[Start]

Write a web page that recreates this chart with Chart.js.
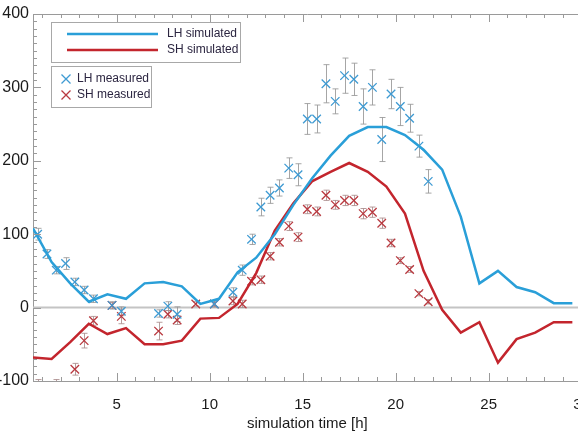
<!DOCTYPE html>
<html>
<head>
<meta charset="utf-8">
<script src="https://cdn.jsdelivr.net/npm/chart.js@4/dist/chart.umd.min.js"></script>
<style>
  html, body { margin: 0; padding: 0; background: #fff; overflow: hidden; }
  #wrap { position: relative; width: 605px; height: 433px; }
</style>
</head>
<body>
<div id="wrap"><canvas id="c"></canvas></div>
<script>
// simulated series, hourly (half past)
const simTime = [0.5, 1.5, 2.5, 3.5, 4.5, 5.5, 6.5, 7.5, 8.5, 9.5, 10.5, 11.5, 12.5, 13.5, 14.5,
  15.5, 16.5, 17.5, 18.5, 19.5, 20.5, 21.5, 22.5, 23.5, 24.5, 25.5, 26.5, 27.5, 28.5, 29.5];
const lhSim = [108, 62, 33, 8, 18, 12, 33, 35, 29, 5, 12, 48, 68, 100, 140,
  176, 207, 234, 246, 246, 235, 215, 188, 124, 33, 50, 28, 21, 6, 6];
const shSim = [-68, -70, -47, -22, -36, -28, -50, -50, -45, -15, -14, 5, 47, 105, 142,
  172, 185, 197, 185, 165, 128, 50, -3, -34, -20, -75, -43, -34, -20, -20];

// measurements
const lhTime = [0.75, 1.25, 1.75, 2.25, 2.75, 3.25, 3.75, 4.75, 5.25, 7.25, 7.75, 8.25, 10.25,
  11.25, 11.75, 12.25, 12.75, 13.25, 13.75, 14.25, 14.75, 15.25, 15.75, 16.25, 16.75,
  17.25, 17.75, 18.25, 18.75, 19.25, 19.75, 20.25, 20.75, 21.25, 21.75];
const lhMeas = [100, 73, 51, 60, 35, 24, 12, 3, -5, -8, 2, -9, 5,
  21, 51, 93, 137, 153, 163, 190, 181, 257, 257, 305, 281,
  316, 311, 274, 300, 229, 291, 274, 258, 220, 172];
const lhErr = [8, 6, 5, 8, 5, 5, 5, 5, 6, 5, 6, 10, 4,
  6, 7, 7, 12, 11, 11, 14, 15, 21, 19, 26, 17,
  24, 22, 24, 24, 30, 20, 26, 19, 15, 16];

const shTime = [0.75, 1.75, 2.75, 3.25, 3.75, 4.75, 5.25, 7.25, 7.75, 8.25, 9.25, 10.25,
  11.25, 11.75, 12.25, 12.75, 13.25, 13.75, 14.25, 14.75, 15.25, 15.75, 16.25, 16.75,
  17.25, 17.75, 18.25, 18.75, 19.25, 19.75, 20.25, 20.75, 21.25, 21.75];
const shMeas = [-112, -112, -84, -45, -18, 3, -12, -32, -9, -17, 5, 5,
  9, 5, 36, 38, 70, 89, 111, 96, 134, 131, 153, 140,
  146, 146, 128, 130, 115, 88, 64, 52, 19, 8];
const shErr = [14, 14, 8, 10, 6, 4, 10, 12, 5, 6, 3, 4,
  5, 5, 5, 5, 5, 5, 6, 6, 6, 6, 7, 6,
  7, 7, 7, 7, 7, 5, 4, 4, 3, 3];

const xTicks = [5, 10, 15, 20, 25, 30];
const yTicks = [-100, 0, 100, 200, 300, 400];

const pts = (xs, ys) => xs.map((x, i) => ({ x: x, y: ys[i] }));

const blueLine = '#2a9fd8';
const redLine = '#c3252d';
const blueX = '#3f9bd3';
const redX = '#b93a40';
const textCol = '#1a1a1a';
const axisCol = '#9a9a9a';

// error bars, zero line, inward ticks, top axis, legend boxes
const decor = {
  id: 'decor',
  beforeDatasetsDraw(chart) {
    const { ctx, chartArea: a, scales: { x, y } } = chart;
    ctx.save();
    ctx.beginPath();
    ctx.rect(a.left, a.top, a.right - a.left, a.bottom - a.top);
    ctx.clip();
    // zero line
    ctx.strokeStyle = '#c4c4c4';
    ctx.lineWidth = 2;
    ctx.beginPath();
    ctx.moveTo(a.left, y.getPixelForValue(0));
    ctx.lineTo(a.right, y.getPixelForValue(0));
    ctx.stroke();
    // error bars
    const bars = [[lhTime, lhMeas, lhErr, 'rgba(150,150,150,0.85)'],
                  [shTime, shMeas, shErr, 'rgba(170,140,140,0.85)']];
    ctx.lineWidth = 1;
    bars.forEach(([xs, ys, es, col]) => {
      ctx.strokeStyle = col;
      xs.forEach((t, i) => {
        const px = Math.round(x.getPixelForValue(t)) + 0.5;
        const y1 = y.getPixelForValue(ys[i] + es[i]);
        const y2 = y.getPixelForValue(ys[i] - es[i]);
        ctx.beginPath();
        ctx.moveTo(px, y1); ctx.lineTo(px, y2);
        ctx.moveTo(px - 3, y1); ctx.lineTo(px + 3, y1);
        ctx.moveTo(px - 3, y2); ctx.lineTo(px + 3, y2);
        ctx.stroke();
      });
    });
    ctx.restore();
  },
  afterDraw(chart) {
    const { ctx, chartArea: a, scales: { x, y } } = chart;
    ctx.save();
    ctx.strokeStyle = axisCol;
    ctx.lineWidth = 1;
    ctx.beginPath();
    // top axis line
    ctx.moveTo(a.left, a.top + 0.5);
    ctx.lineTo(a.right, a.top + 0.5);
    // x ticks (bottom up, top down)
    for (let v = 1; v <= 30; v++) {
      const px = Math.round(x.getPixelForValue(v)) + 0.5;
      const len = v % 5 === 0 ? 8 : 4;
      ctx.moveTo(px, a.bottom); ctx.lineTo(px, a.bottom - len);
      ctx.moveTo(px, a.top); ctx.lineTo(px, a.top + len);
    }
    // y ticks (left, pointing inward)
    for (let v = -100; v <= 400; v += 10) {
      const py = Math.round(y.getPixelForValue(v)) + 0.5;
      const len = v % 100 === 0 ? 8 : 4;
      ctx.moveTo(a.left, py); ctx.lineTo(a.left + len, py);
    }
    ctx.stroke();

    // legend boxes
    ctx.strokeStyle = '#a8a8a8';
    ctx.lineWidth = 1;
    ctx.strokeRect(51.5, 22.5, 189, 40);
    ctx.strokeRect(51.5, 66.5, 100, 41);
    ctx.lineWidth = 2.5;
    ctx.strokeStyle = blueLine;
    ctx.beginPath(); ctx.moveTo(67, 34); ctx.lineTo(158, 34); ctx.stroke();
    ctx.strokeStyle = redLine;
    ctx.beginPath(); ctx.moveTo(67, 50); ctx.lineTo(158, 50); ctx.stroke();
    const cross = (cx, cy, col) => {
      ctx.strokeStyle = col;
      ctx.lineWidth = 1.3;
      ctx.beginPath();
      ctx.moveTo(cx - 4.5, cy - 4.5); ctx.lineTo(cx + 4.5, cy + 4.5);
      ctx.moveTo(cx - 4.5, cy + 4.5); ctx.lineTo(cx + 4.5, cy - 4.5);
      ctx.stroke();
    };
    cross(66, 79, blueX);
    cross(66, 95, redX);
    ctx.fillStyle = '#2b2540';
    ctx.font = '12px "Liberation Sans", Arial, sans-serif';
    ctx.textBaseline = 'middle';
    ctx.fillText('LH simulated', 167, 34);
    ctx.fillText('SH simulated', 167, 50);
    ctx.fillText('LH measured', 77, 79);
    ctx.fillText('SH measured', 77, 95);
    ctx.restore();
  }
};

new Chart(document.getElementById('c'), {
  type: 'scatter',
  data: {
    datasets: [
      { label: 'LH simulated', data: pts(simTime, lhSim), showLine: true, borderColor: blueLine,
        borderWidth: 2.5, pointRadius: 0, fill: false, tension: 0 },
      { label: 'SH simulated', data: pts(simTime, shSim), showLine: true, borderColor: redLine,
        borderWidth: 2.5, pointRadius: 0, fill: false, tension: 0 },
      { label: 'LH measured', data: pts(lhTime, lhMeas), showLine: false, pointStyle: 'crossRot',
        pointRadius: 6, borderColor: blueX, backgroundColor: blueX, borderWidth: 1.3 },
      { label: 'SH measured', data: pts(shTime, shMeas), showLine: false, pointStyle: 'crossRot',
        pointRadius: 6, borderColor: redX, backgroundColor: redX, borderWidth: 1.3 }
    ]
  },
  options: {
    responsive: true,
    maintainAspectRatio: false,
    animation: false,
    events: [],
    layout: { padding: { top: 14, right: 0, left: 0, bottom: 0 } },
    plugins: { legend: { display: false }, tooltip: { enabled: false } },
    scales: {
      x: {
        type: 'linear', min: 0.5, max: 30,
        afterBuildTicks: s => { s.ticks = xTicks.map(v => ({ value: v })); },
        afterFit: s => { s.height = 52; },
        grid: { display: false, drawTicks: false },
        border: { display: true, color: axisCol, width: 1 },
        ticks: { color: textCol, padding: 15, maxRotation: 0,
          font: { family: '"Liberation Sans", Arial, sans-serif', size: 15 } },
        title: { display: true, text: 'simulation time [h]', color: textCol, padding: { top: 0, bottom: 0 },
          font: { family: '"Liberation Sans", Arial, sans-serif', size: 15 } }
      },
      y: {
        type: 'linear', min: -100, max: 400,
        afterBuildTicks: s => { s.ticks = yTicks.map(v => ({ value: v })); },
        afterFit: s => { s.width = 33; },
        grid: { display: false, drawTicks: false },
        border: { display: true, color: axisCol, width: 1 },
        ticks: { color: textCol, padding: 4,
          font: { family: '"Liberation Sans", Arial, sans-serif', size: 16 } }
      }
    }
  },
  plugins: [decor]
});
</script>
</body>
</html>
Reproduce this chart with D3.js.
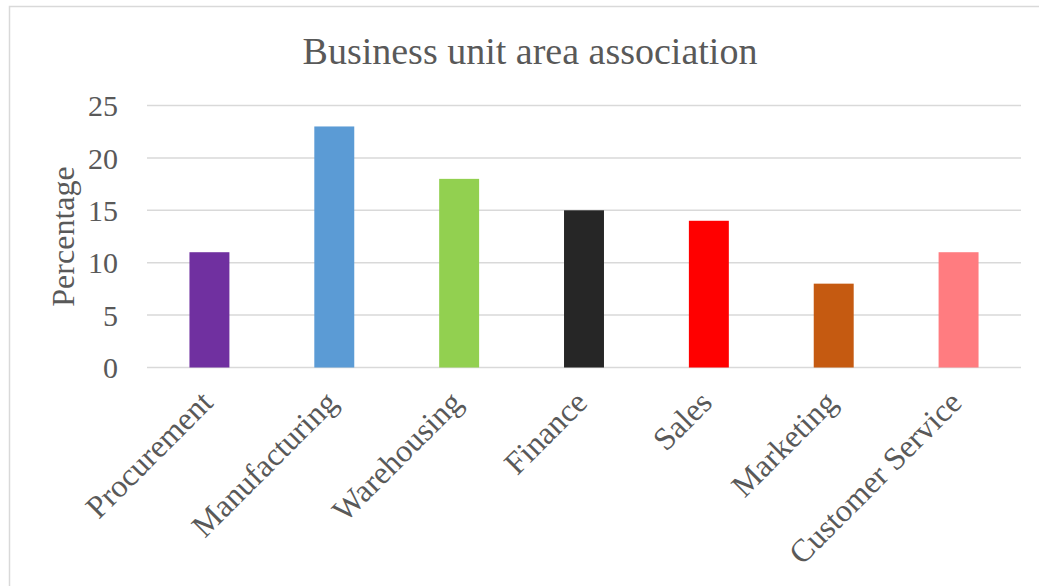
<!DOCTYPE html>
<html>
<head>
<meta charset="utf-8">
<script src="https://cdn.jsdelivr.net/npm/d3@7"></script>
<style>
  html, body { margin: 0; padding: 0; background: #fff; }
  svg { display: block; }
  text { font-family: "Liberation Serif", "Times New Roman", serif; fill: #595959; }
</style>
</head>
<body>
<svg id="chart" width="1039" height="586"></svg>
<script>
// Share of respondents by business unit
const categories = ["Procurement", "Manufacturing", "Warehousing", "Finance", "Sales", "Marketing", "Customer Service"];
const values = [11, 23, 18, 15, 14, 8, 11];
const barColors = ["#7030A0", "#5B9BD5", "#92D050", "#262626", "#FF0000", "#C55A11", "#FF7C80"];
const yTicks = [0, 5, 10, 15, 20, 25];
const titleText = "Business unit area association";
const yAxisTitle = "Percentage";

const W = 1039, H = 586;
const margin = { left: 147, right: 18, top: 105.5, bottom: 218.5 };
const svg = d3.select("#chart");

// chart frame
svg.append("rect")
  .attr("x", 9.5).attr("y", 6.5)
  .attr("width", W + 20).attr("height", H + 20)
  .attr("fill", "#fff").attr("stroke", "#d9d9d9").attr("stroke-width", 1.5);

const x = d3.scaleBand()
  .domain(categories)
  .range([margin.left, W - margin.right])
  .paddingInner(0.68).paddingOuter(0.34);

const y = d3.scaleLinear()
  .domain([0, 25])
  .range([H - margin.bottom, margin.top]);

// horizontal gridlines
svg.append("g")
  .selectAll("line")
  .data(yTicks)
  .join("line")
  .attr("x1", margin.left).attr("x2", W - margin.right)
  .attr("y1", d => y(d)).attr("y2", d => y(d))
  .attr("stroke", "#d9d9d9").attr("stroke-width", 1.5);

// y axis tick labels
const yAxis = d3.axisLeft(y).tickValues(yTicks).tickSize(0).tickPadding(29);
const gy = svg.append("g").attr("transform", `translate(${margin.left},0)`).call(yAxis);
gy.select(".domain").remove();
gy.selectAll("text")
  .style("font-family", '"Liberation Serif", "Times New Roman", serif')
  .style("font-size", "30px").attr("fill", "#595959").attr("dy", "0.34em");

// bars
svg.append("g")
  .selectAll("rect")
  .data(values)
  .join("rect")
  .attr("x", (d, i) => x(categories[i]))
  .attr("width", x.bandwidth())
  .attr("y", d => y(d))
  .attr("height", d => y(0) - y(d))
  .attr("fill", (d, i) => barColors[i]);

// category labels, rotated
const xAxis = d3.axisBottom(x).tickSize(0).tickPadding(0);
const gx = svg.append("g").attr("transform", `translate(0,${y(0)})`).call(xAxis);
gx.select(".domain").remove();
gx.selectAll("text")
  .style("font-family", '"Liberation Serif", "Times New Roman", serif')
  .style("font-size", "32px").attr("fill", "#595959")
  .attr("text-anchor", "end")
  .attr("dy", null)
  .attr("y", 0)
  .attr("transform", "translate(5,37) rotate(-45)");

// title
svg.append("text")
  .attr("x", 530).attr("y", 64)
  .attr("text-anchor", "middle")
  .style("font-size", "38px")
  .text(titleText);

// y axis title
svg.append("text")
  .attr("transform", `translate(74,${(y(0) + y(25)) / 2}) rotate(-90)`)
  .attr("text-anchor", "middle")
  .style("font-size", "32px")
  .text(yAxisTitle);
</script>
</body>
</html>
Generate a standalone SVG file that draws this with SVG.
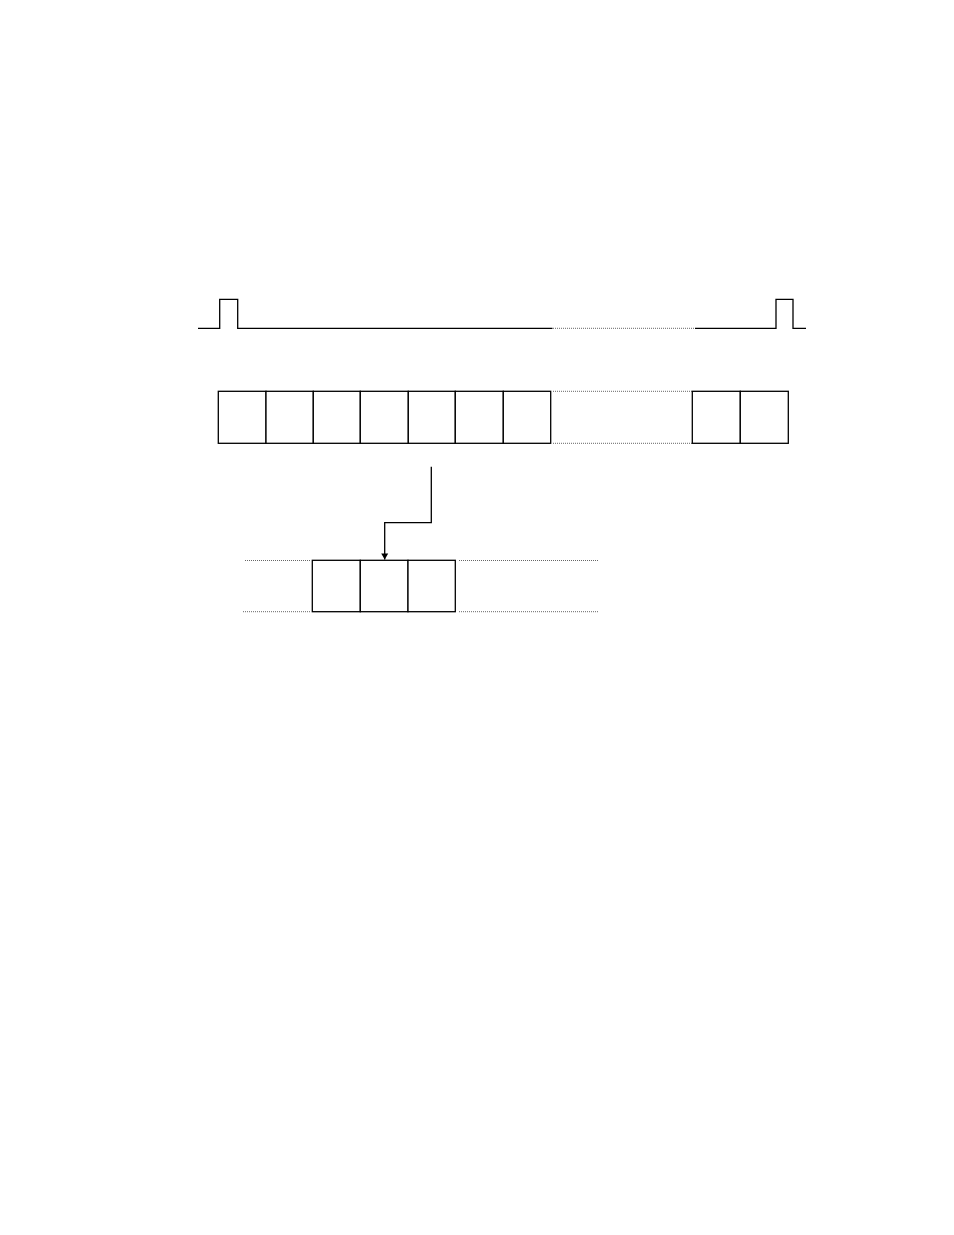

[End]

● **Goal**
Up to and including the line that contains "-34, -20, -20];", print the records above exactly from their first line, without any pictures.

● **Exercise answer**
Write a web page that recreates this chart with Chart.js.
<!DOCTYPE html>
<html>
<head>
<meta charset="utf-8">
<script src="https://cdn.jsdelivr.net/npm/chart.js@4/dist/chart.umd.min.js"></script>
<style>
  html, body { margin: 0; padding: 0; background: #fff; overflow: hidden; }
  #wrap { position: relative; width: 605px; height: 433px; }
</style>
</head>
<body>
<div id="wrap"><canvas id="c"></canvas></div>
<script>
// simulated series, hourly (half past)
const simTime = [0.5, 1.5, 2.5, 3.5, 4.5, 5.5, 6.5, 7.5, 8.5, 9.5, 10.5, 11.5, 12.5, 13.5, 14.5,
  15.5, 16.5, 17.5, 18.5, 19.5, 20.5, 21.5, 22.5, 23.5, 24.5, 25.5, 26.5, 27.5, 28.5, 29.5];
const lhSim = [108, 62, 33, 8, 18, 12, 33, 35, 29, 5, 12, 48, 68, 100, 140,
  176, 207, 234, 246, 246, 235, 215, 188, 124, 33, 50, 28, 21, 6, 6];
const shSim = [-68, -70, -47, -22, -36, -28, -50, -50, -45, -15, -14, 5, 47, 105, 142,
  172, 185, 197, 185, 165, 128, 50, -3, -34, -20, -75, -43, -34, -20, -20];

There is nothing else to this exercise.